Jean-Marc Brocard by Vivienne Franks

For our last visit on this trip we drove down into Préhy, just to the Southwest of Chablis to meet with the Brocard family and taste their three Geological Bourgogne Blancs made from grapes grown on Jurassic, Portlandian and Kimmeridgian soils and their impressive range of Premier Cru and Grand Cru Chablis wines.
Founded by Jean-Marc Brocard in 1974, this is one of the youngest and most innovative domaines we encountered, certainly with the most biodynamic vineyard area. Jean-Marc’s son, Julien, is responsible for the move to biodynamic production, with 5 wines already on the international market.


From planting 1.5 hectares in 1973 to harvesting 200 hectares currently, of which 35 hectares are fully biodynamic, a further 35 hectares are well on the way to full conversion from the 2011 harvest.
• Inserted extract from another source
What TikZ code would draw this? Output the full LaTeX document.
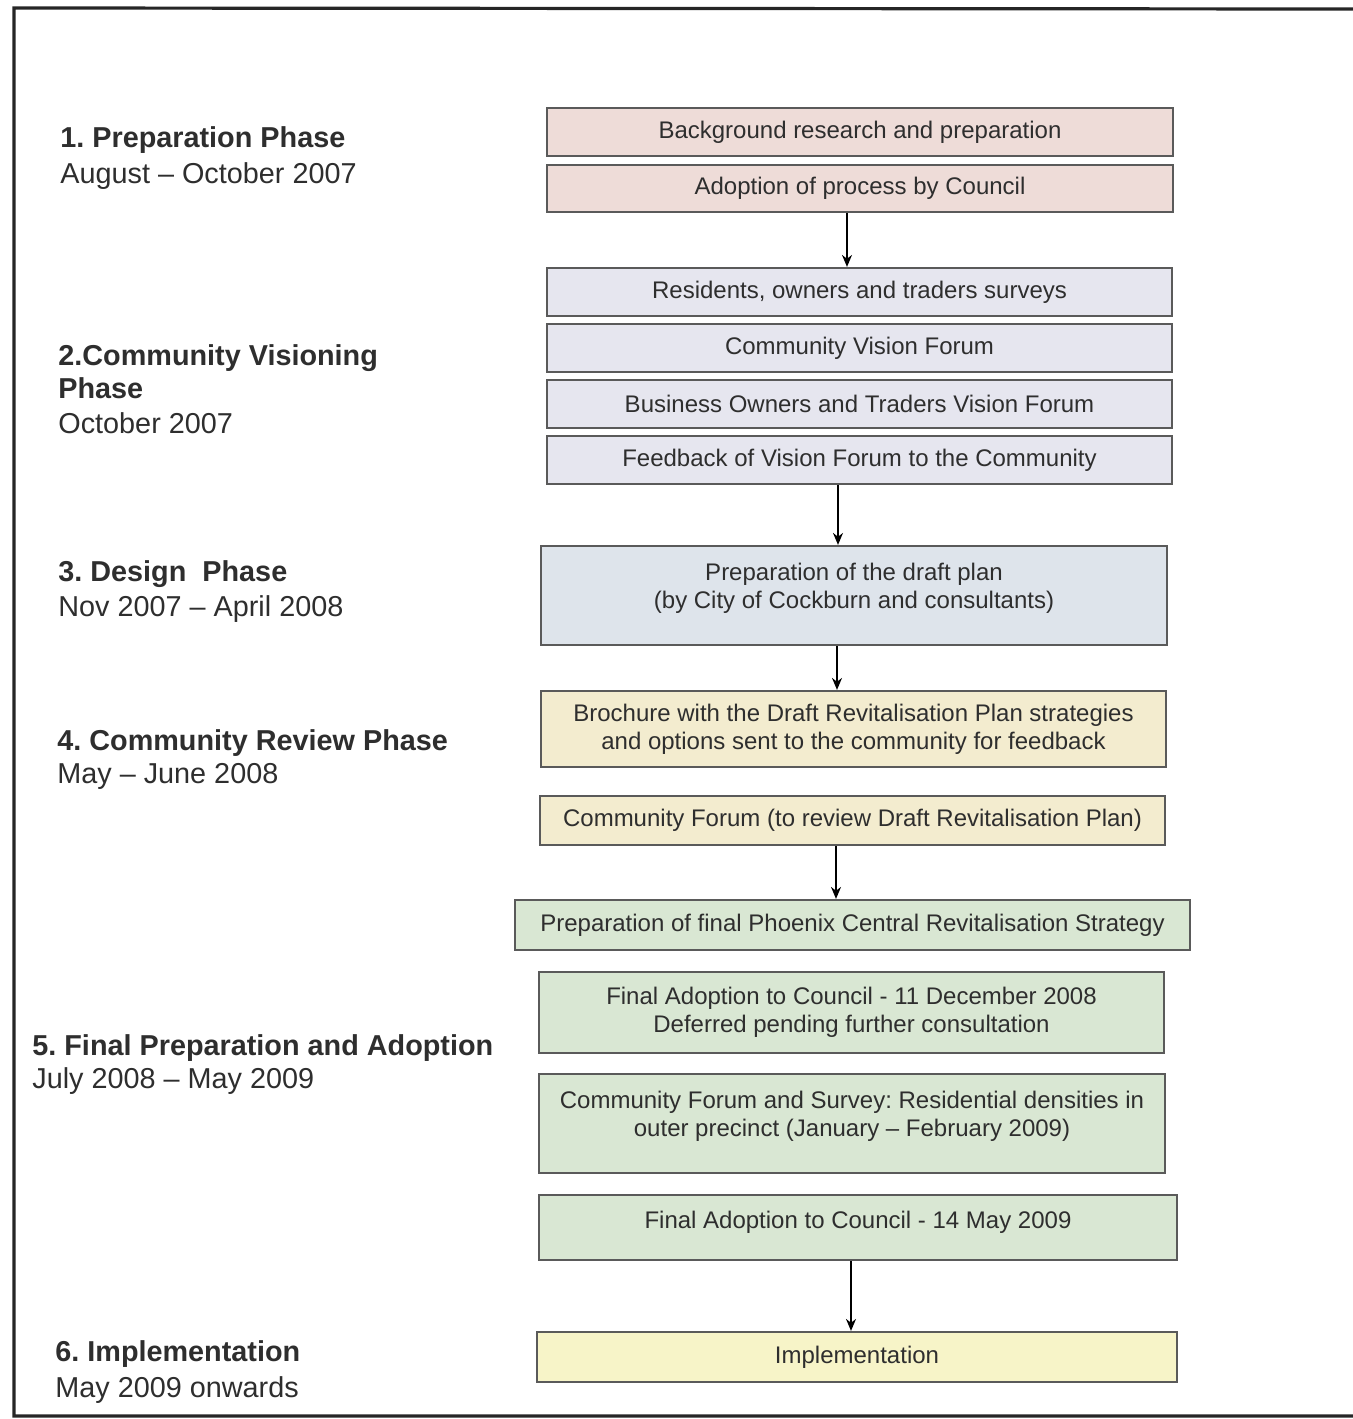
\documentclass[tikz,border=0pt]{standalone}
\usepackage{fontspec}
\setmainfont{Liberation Sans}
\usetikzlibrary{arrows.meta}
\frenchspacing
\definecolor{cpink}{HTML}{EEDCD8}
\definecolor{clav}{HTML}{E6E6EF}
\definecolor{cblue}{HTML}{DEE4EB}
\definecolor{cbeige}{HTML}{F3ECCF}
\definecolor{cgreen}{HTML}{D9E7D3}
\definecolor{cyel}{HTML}{F7F4C8}
\definecolor{cedge}{HTML}{5A5A5A}
\definecolor{ctext}{HTML}{2E2E2E}
\newcommand{\boxat}[7]{%
  \node[stagebox,fill=#2,minimum width={(#5-#3)*0.5pt},minimum height={(#6-#4)*0.5pt}]
    (#1) at ({(#3+#5)/2},{(#4+#6)/2}) {#7};}
\begin{document}
\begin{tikzpicture}[x=0.5pt,y=-0.5pt,
  stagebox/.style={draw=cedge,line width=1.1pt,rectangle,inner sep=0pt,align=center,
    text=ctext,font=\fontsize{12pt}{14pt}\selectfont},
  boxtext/.style={align=center,text=ctext,inner sep=0pt,font=\fontsize{12pt}{14pt}\selectfont},
  phasehead/.style={anchor=base west,inner sep=0pt,text=ctext,font=\fontsize{14.4pt}{18pt}\selectfont\bfseries},
  phasedate/.style={anchor=base west,inner sep=0pt,text=ctext,font=\fontsize{14.4pt}{18pt}\selectfont},
  arr/.style={line width=0.8pt,draw=black,-{Stealth[length=6pt,width=5pt]}},
  frameline/.style={line width=1.6pt,draw=black!85}]
\useasboundingbox (0,0) rectangle (1353,1419);
% frame
\draw[frameline] (1353,9) -- (14,8) -- (14,1416) -- (1353,1416);
% boxes
\boxat{b1}{cpink}{547}{108}{1173}{156}{Background research and preparation}
\boxat{b2}{cpink}{547}{165}{1173}{212}{Adoption of process by Council}
\boxat{b3}{clav}{547}{268}{1172}{316}{Residents, owners and traders surveys}
\boxat{b4}{clav}{547}{324}{1172}{372}{Community Vision Forum}
\boxat{b5}{clav}{547}{380}{1172}{428}{Business Owners and Traders Vision Forum}
\boxat{b6}{clav}{547}{436}{1172}{484}{Feedback of Vision Forum to the Community}
\boxat{b7}{cblue}{541}{546}{1167}{645}{}
\node[boxtext] (t7) at (854,588) {Preparation of the draft plan\\(by City of Cockburn and consultants)};
\boxat{b8}{cbeige}{541}{691}{1166}{767}{Brochure with the Draft Revitalisation Plan strategies\\and options sent to the community for feedback}
\boxat{b9}{cbeige}{540}{796}{1165}{845}{Community Forum (to review Draft Revitalisation Plan)}
\boxat{b10}{cgreen}{515}{900}{1190}{950}{Preparation of final Phoenix Central Revitalisation Strategy}
\boxat{b11}{cgreen}{539}{972}{1164}{1053}{Final Adoption to Council - 11 December 2008\\Deferred pending further consultation}
\boxat{b12}{cgreen}{539}{1074}{1165}{1173}{}
\node[boxtext] (t12) at (852,1116) {Community Forum and Survey: Residential densities in\\outer precinct (January -- February 2009)};
\boxat{b13}{cgreen}{539}{1195}{1177}{1260}{}
\node[boxtext] (t13) at (858,1222) {Final Adoption to Council - 14 May 2009};
\boxat{b14}{cyel}{537}{1332}{1177}{1382}{Implementation}
% arrows
\coordinate (xa) at (847,0);
\coordinate (xb) at (838,0);
\coordinate (xc) at (837,0);
\coordinate (xd) at (836,0);
\coordinate (xe) at (851,0);
\draw[arr] (b2.south -| xa) -- (b3.north -| xa);
\draw[arr] (b6.south -| xb) -- (b7.north -| xb);
\draw[arr] (b7.south -| xc) -- (b8.north -| xc);
\draw[arr] (b9.south -| xd) -- (b10.north -| xd);
\draw[arr] (b13.south -| xe) -- (b14.north -| xe);
% phase labels
\node[phasehead] (p1) at (60,147) {1. Preparation Phase};
\node[phasedate] (d1) at (60,183) {August -- October 2007};
\node[phasehead] (p2) at (58,365) {2.Community Visioning};
\node[phasehead] (p2b) at (58,398) {Phase};
\node[phasedate] (d2) at (58,433) {October 2007};
\node[phasehead] (p3) at (58,581) {3. Design\ \ Phase};
\node[phasedate] (d3) at (58,616) {Nov 2007 -- April 2008};
\node[phasehead] (p4) at (57,750) {4. Community Review Phase};
\node[phasedate] (d4) at (57,783) {May -- June 2008};
\node[phasehead] (p5) at (32,1055) {5. Final Preparation and Adoption};
\node[phasedate] (d5) at (32,1088) {July 2008 -- May 2009};
\node[phasehead] (p6) at (55,1361) {6. Implementation};
\node[phasedate] (d6) at (55,1397) {May 2009 onwards};
\end{tikzpicture}
\end{document}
In addition to wines from the Chablis region, Petit Chablis through to Grand Cru, there is also a Crémant de Bourgogne Blanc de Noirs, three red wines, including an Irancy ‘Les Mazelots’, a Bourgogne Aligoté and a Sauvignon de Saint-Bris.

Pierre, the fluent English speaking ex-chef and sommelier, guided us through the cellar to see tanks, barriques, foudres and ‘cement eggs’ in which the Grand Cru Chablis ‘Les Preuses’ is fermented and matured. Photos of the magnificent view over the vineyards were speedily achieved, due to the less than clement wind and chilling temperatures!

Jean-Marc and Julien dropped in to the tasting room to meet us. Jean-Marc told us that he believed ‘The truth of wine lies in the soil where it has grown. The technique is an important factor in the wine growing, but it is only an aid. The wine is essentially the product of the soil. The soil of Chablis is exceptional and cannot be found anywhere else in the world.’

By comparing the 2010 Petit Chablis, Chablis and Chablis ‘Vieilles Vignes’ from the 86 hectare Domaine Sainte Claire vineyard, situated around the winery, the different levels of intensity of these wines was clearly demonstrated.

Tasting different Premiers Crus and Grands Crus from stainless steel tanks, oak barrels and cement eggs also showed the influence of soil, aspect and microclimate within the character of the wines. The influence of Terroir is evident in Chablis.

The tasting consisted of 16 different wines, including three with our typical Chablis lunch of local paté de porc, followed by Jambon avec sauce Chablis et riz, fromage then mousse au chocolat. A perfect end to an interesting trip.